A photographic reproduction of a work of art, sometimes called a colotype, is a far more questionable print in terms of its originality. of print -- a product of advanced four-color techniques -- generally has the least direct involvement by the artist, who may or may not be asked to sign and number the prints.
A colotype usually should not cost as much as an etching or lithograph, says Stogdon, "unless you believe there is something magical in the mechanical process."
The tradition of artists signing their prints is less than 100 years old. Artists, such as Toulouse-Lautrec and Pierre Bonnard, signed some -- and not others -- depending on the collectors' wishes.
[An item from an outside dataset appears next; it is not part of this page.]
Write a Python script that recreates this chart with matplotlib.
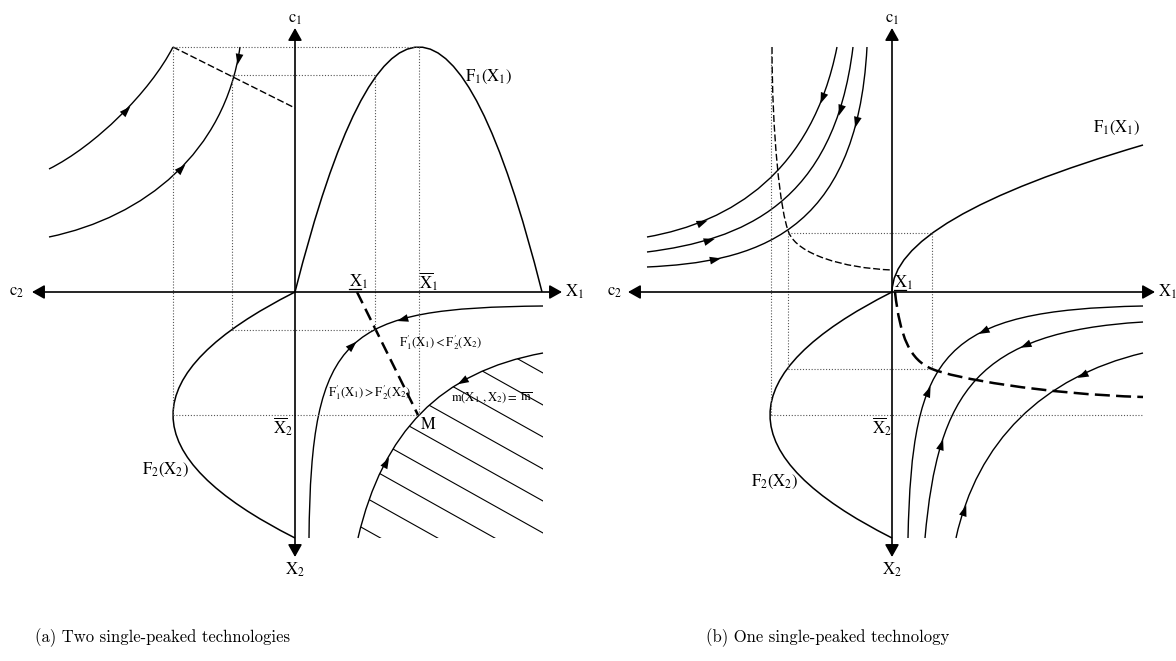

They often signed works as they sold them; those for which there was no demand in the artists' lifetimes went unsigned.
The practice of artists signing all of an edition's prints at one time is believed to date from the 1930s when a Parisian dealer, Leo Spitzer, persuaded a few of the major artists of the day (including Matisse and Picasso) to produce elegant reproductions of their work that they would sign and he would sell.
"A Picasso with a signature may be worth twice as much as one without a signature," says Mark Rosen, head of the print department of Sotheby's, the world's largest auction house, which sells approximately 6,000 prints a year with prices ranging from a few hundred dollars to over $100,000. "Chagall did a series of prints called 'Daphne and Chloe' and those that are signed are worth 10 times as much as those that are unsigned. Otherwise, they are the same prints."
Most artists are well aware that their signatures mean more money for their works. Picasso did one series of etchings in the 1930s called the "Vollard Suite," which he started signing in the 1950s and '60s as a way of increasing contributions for communist causes he championed. Norman Rockwell signed a series of photographic reproductions of his paintings to help support the Cornerhouse Museum in Stockbridge, Mass., which features his paintings. Andrew Wyeth also signed reproductions for fund-raising events.